• **Problem requirements**
Word for word, transcribe the lines below and drop the pictures.

• **Data excerpt**
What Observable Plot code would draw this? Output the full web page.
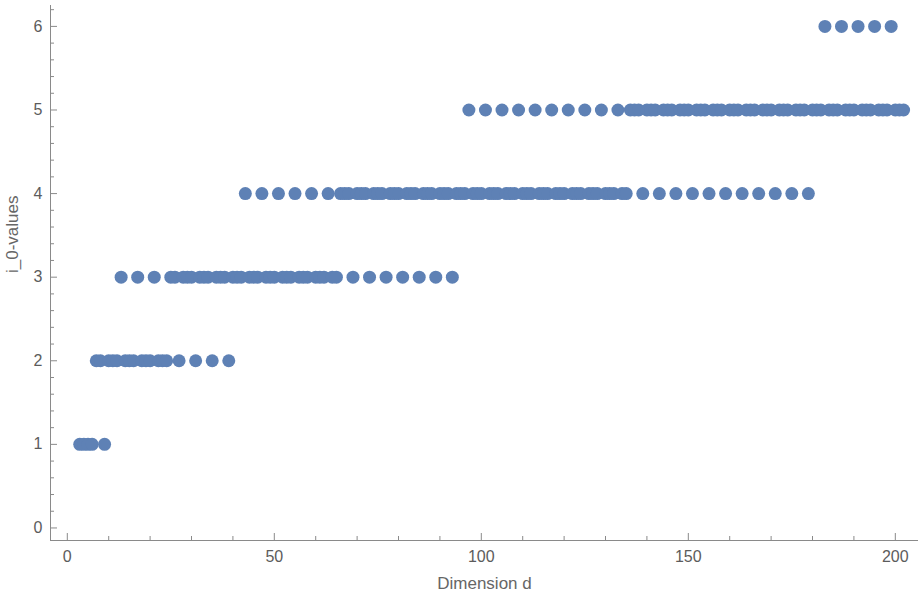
<!DOCTYPE html>
<html><head><meta charset="utf-8">
<script src="https://cdn.jsdelivr.net/npm/d3@7"></script>
<script src="https://cdn.jsdelivr.net/npm/@observablehq/plot@0.6"></script>
<style>body{margin:0;background:#fff;}</style>
</head><body><div id="chart"></div>
<script>
// i_0 value for each row and the dimensions d at which it occurs
const iValues = [1, 2, 3, 4, 5, 6];
const dAtI1 = [3,4,5,6,9];
const dAtI2 = [7,8,10,11,12,14,15,16,18,19,20,22,23,24,27,31,35,39];
const dAtI3 = [13,17,21,25,26,28,29,30,32,33,34,36,37,38,40,41,42,44,45,46,48,49,50,52,53,54,56,57,58,60,61,62,64,65,69,73,77,81,85,89,93];
const dAtI4 = [43,47,51,55,59,63,66,67,68,70,71,72,74,75,76,78,79,80,82,83,84,86,87,88,90,91,92,94,95,96,98,99,100,102,103,104,106,107,108,110,111,112,114,115,116,118,119,120,122,123,124,126,127,128,130,131,132,134,135,139,143,147,151,155,159,163,167,171,175,179];
const dAtI5 = [97,101,105,109,113,117,121,125,129,133,136,137,138,140,141,142,144,145,146,148,149,150,152,153,154,156,157,158,160,161,162,164,165,166,168,169,170,172,173,174,176,177,178,180,181,182,184,185,186,188,189,190,192,193,194,196,197,198,200,201,202];
const dAtI6 = [183,187,191,195,199];

const xMajorTicks = [0,50,100,150,200];
const xMinorTicks = [10,20,30,40,60,70,80,90,110,120,130,140,160,170,180,190];
const yMajorTicks = [0,1,2,3,4,5,6];
const yMinorTicks = [0.2,0.4,0.6,0.8,1.2,1.4,1.6,1.8,2.2,2.4,2.6,2.8,3.2,3.4,3.6,3.8,4.2,4.4,4.6,4.8,5.2,5.4,5.6,5.8,6.2];
const xDomain = [-4.06, 205.6];
const yDomain = [-0.15, 6.25];
const xLabel = "Dimension d";
const yLabel = "i_0-values";

const groups = [dAtI1, dAtI2, dAtI3, dAtI4, dAtI5, dAtI6];
const points = groups.flatMap((ds, k) => ds.map(d => ({d, v: iValues[k]})));

const axisColor = "#8a8a8a";
const textColor = "#5c5c5c";
const fmt = d => String(d);

const chart = Plot.plot({
  width: 922,
  height: 600,
  marginLeft: 50,
  marginRight: 4,
  marginTop: 5,
  marginBottom: 60,
  style: {fontFamily: "'Liberation Sans', Arial, sans-serif", fontSize: "16px", color: textColor, background: "#fff"},
  x: {domain: xDomain, axis: null},
  y: {domain: yDomain, axis: null},
  marks: [
    Plot.ruleY([yDomain[0]], {stroke: axisColor}),
    Plot.ruleX([xDomain[0]], {stroke: axisColor}),
    Plot.axisX(xMajorTicks, {anchor: "bottom", tickSize: -7, tickPadding: 17, tickFormat: fmt, stroke: axisColor, fill: textColor, fontSize: 16, label: null}),
    Plot.axisX(xMinorTicks, {anchor: "bottom", tickSize: -4, tickFormat: () => "", stroke: axisColor, label: null}),
    Plot.axisY(yMajorTicks, {anchor: "left", tickSize: -7, tickPadding: 15, tickFormat: fmt, stroke: axisColor, fill: textColor, fontSize: 16, label: null}),
    Plot.axisY(yMinorTicks, {anchor: "left", tickSize: -4, tickFormat: () => "", stroke: axisColor, label: null}),
    Plot.dot(points, {x: "d", y: "v", r: 6.5, fill: "#5E81B5", stroke: null}),
    Plot.text([xLabel], {frameAnchor: "bottom", dy: 48, fill: "#666", fontSize: 17}),
    Plot.text([yLabel], {frameAnchor: "left", rotate: -90, dx: -38, fill: "#666", fontSize: 17})
  ]
});
document.getElementById("chart").appendChild(chart);
</script>
</body></html>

• **In response**
What Observable Plot code would draw this? Output the full web page.
<!DOCTYPE html>
<html><head><meta charset="utf-8">
<script src="https://cdn.jsdelivr.net/npm/d3@7"></script>
<script src="https://cdn.jsdelivr.net/npm/@observablehq/plot@0.6"></script>
<style>body{margin:0;background:#fff;}</style>
</head><body><div id="chart"></div>
<script>
// i_0 value for each row and the dimensions d at which it occurs
const iValues = [1, 2, 3, 4, 5, 6];
const dAtI1 = [3,4,5,6,9];
const dAtI2 = [7,8,10,11,12,14,15,16,18,19,20,22,23,24,27,31,35,39];
const dAtI3 = [13,17,21,25,26,28,29,30,32,33,34,36,37,38,40,41,42,44,45,46,48,49,50,52,53,54,56,57,58,60,61,62,64,65,69,73,77,81,85,89,93];
const dAtI4 = [43,47,51,55,59,63,66,67,68,70,71,72,74,75,76,78,79,80,82,83,84,86,87,88,90,91,92,94,95,96,98,99,100,102,103,104,106,107,108,110,111,112,114,115,116,118,119,120,122,123,124,126,127,128,130,131,132,134,135,139,143,147,151,155,159,163,167,171,175,179];
const dAtI5 = [97,101,105,109,113,117,121,125,129,133,136,137,138,140,141,142,144,145,146,148,149,150,152,153,154,156,157,158,160,161,162,164,165,166,168,169,170,172,173,174,176,177,178,180,181,182,184,185,186,188,189,190,192,193,194,196,197,198,200,201,202];
const dAtI6 = [183,187,191,195,199];

const xMajorTicks = [0,50,100,150,200];
const xMinorTicks = [10,20,30,40,60,70,80,90,110,120,130,140,160,170,180,190];
const yMajorTicks = [0,1,2,3,4,5,6];
const yMinorTicks = [0.2,0.4,0.6,0.8,1.2,1.4,1.6,1.8,2.2,2.4,2.6,2.8,3.2,3.4,3.6,3.8,4.2,4.4,4.6,4.8,5.2,5.4,5.6,5.8,6.2];
const xDomain = [-4.06, 205.6];
const yDomain = [-0.15, 6.25];
const xLabel = "Dimension d";
const yLabel = "i_0-values";

const groups = [dAtI1, dAtI2, dAtI3, dAtI4, dAtI5, dAtI6];
const points = groups.flatMap((ds, k) => ds.map(d => ({d, v: iValues[k]})));

const axisColor = "#8a8a8a";
const textColor = "#5c5c5c";
const fmt = d => String(d);

const chart = Plot.plot({
  width: 922,
  height: 600,
  marginLeft: 50,
  marginRight: 4,
  marginTop: 5,
  marginBottom: 60,
  style: {fontFamily: "'Liberation Sans', Arial, sans-serif", fontSize: "16px", color: textColor, background: "#fff"},
  x: {domain: xDomain, axis: null},
  y: {domain: yDomain, axis: null},
  marks: [
    Plot.ruleY([yDomain[0]], {stroke: axisColor}),
    Plot.ruleX([xDomain[0]], {stroke: axisColor}),
    Plot.axisX(xMajorTicks, {anchor: "bottom", tickSize: -7, tickPadding: 17, tickFormat: fmt, stroke: axisColor, fill: textColor, fontSize: 16, label: null}),
    Plot.axisX(xMinorTicks, {anchor: "bottom", tickSize: -4, tickFormat: () => "", stroke: axisColor, label: null}),
    Plot.axisY(yMajorTicks, {anchor: "left", tickSize: -7, tickPadding: 15, tickFormat: fmt, stroke: axisColor, fill: textColor, fontSize: 16, label: null}),
    Plot.axisY(yMinorTicks, {anchor: "left", tickSize: -4, tickFormat: () => "", stroke: axisColor, label: null}),
    Plot.dot(points, {x: "d", y: "v", r: 6.5, fill: "#5E81B5", stroke: null}),
    Plot.text([xLabel], {frameAnchor: "bottom", dy: 48, fill: "#666", fontSize: 17}),
    Plot.text([yLabel], {frameAnchor: "left", rotate: -90, dx: -38, fill: "#666", fontSize: 17})
  ]
});
document.getElementById("chart").appendChild(chart);
</script>
</body></html>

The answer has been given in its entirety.